Emily: I Capture The Castle by Dodie Smith. I reread it at least once a year! I think it would be reassuring in the desert island context. It's so cozy. But it does always make me hungry.
Zareen: Anything by Jane Austen.
Favorite city?
Emily and Zareen both love New York more than any other city. That's why they spend so much time there! Well, that and living and working there.
Favorite movie?
Emily: Annie Hall
Zareen doesn't really have a favorite movie--it inevitably ends up being the last movie she watched. In which case "Lives of Others." Ask in another week, and it will be "Spiderman 3."
Where do you write?
We wrote a lot of Hex Education in Central Park and in coffeehouses all over Manhattan and Brooklyn. Seriously, we know every place that has free wifi. We also write in Emily's apartment in Greenpoint, Brooklyn (that's where we're writing this right this minute).
What made you decide to write Hex Education?
Zareen and Emily had been working together at a publishing house for a while, so they spent a lot of time thinking about how books get made. They were emailing each other about the kind of book they liked to actually read in their free time and they discovered they had a lot of tastes in common and had both always wanted to write a YA book. Zareen is a very take-charge type of person so as soon as they had the basic idea for Hex Education, she went and wrote a chapter. Emily wrote the next one and the rest is, um, history!
Are any of your characters based on anyone in "real" life?
Ha, well! We were talking about this and Zareen was like "No!" and Emily was like, "Oh, really? Um!" It turns out that, in Emily's mind, some of the characters are composites of people she knows (cough Paul Pudnowski cough cough). And some characters might bear some resemblances to people Zareen and Emily went to high school with, but certainly not very many people, and certainly not very strong resemblances!
What adjectives would you use to describe Hex Education?
Funny, weird, and smart.
Favorite food?
Emily's favorite food is yakisoba. Zareen's favorite food is sushi. We're Japanese or something?
Favorite song?
Too hard to pick one, but lately Emily's has been LDN by Lily Allen. Zareen's is Cannonball by the Breeders.

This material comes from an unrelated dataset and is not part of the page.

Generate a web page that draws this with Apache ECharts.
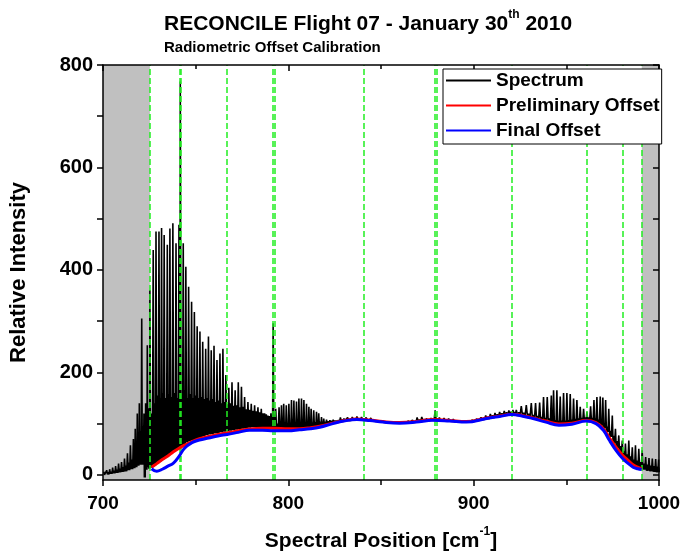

Favorite item of clothing?
Zareen's 5'2'', so you'll never see her without her stacked heels. Emily has been wearing the same pair of jeans nearly every day for approximately three years.
Greatest achievement?
Emily's greatest achievement is not barfing on live TV ... yet. Zareen's greatest achievement is never having broken any bones, despite being the clumsiest person in the world (and also always wearing stacked heels).
Most embarrassing moment?
Emily's occurred recently on live TV. It didn't involve barfing, but it did involve Jimmy Kimmel. Zareen's most embarrassing moment -- and this actually happened -- occured when she was a cheerleader in middle school. She was at the top of a pyramid which collapsed, revealing her humiliating day-of-the-week underwear.
Smartest thing you ever did?
Becoming friends with each other!
Life motto?
Emily's is "Don't overthink it," but she violates it a lot. Zareen's is "Impossible is nothing." (Note: she is kidding).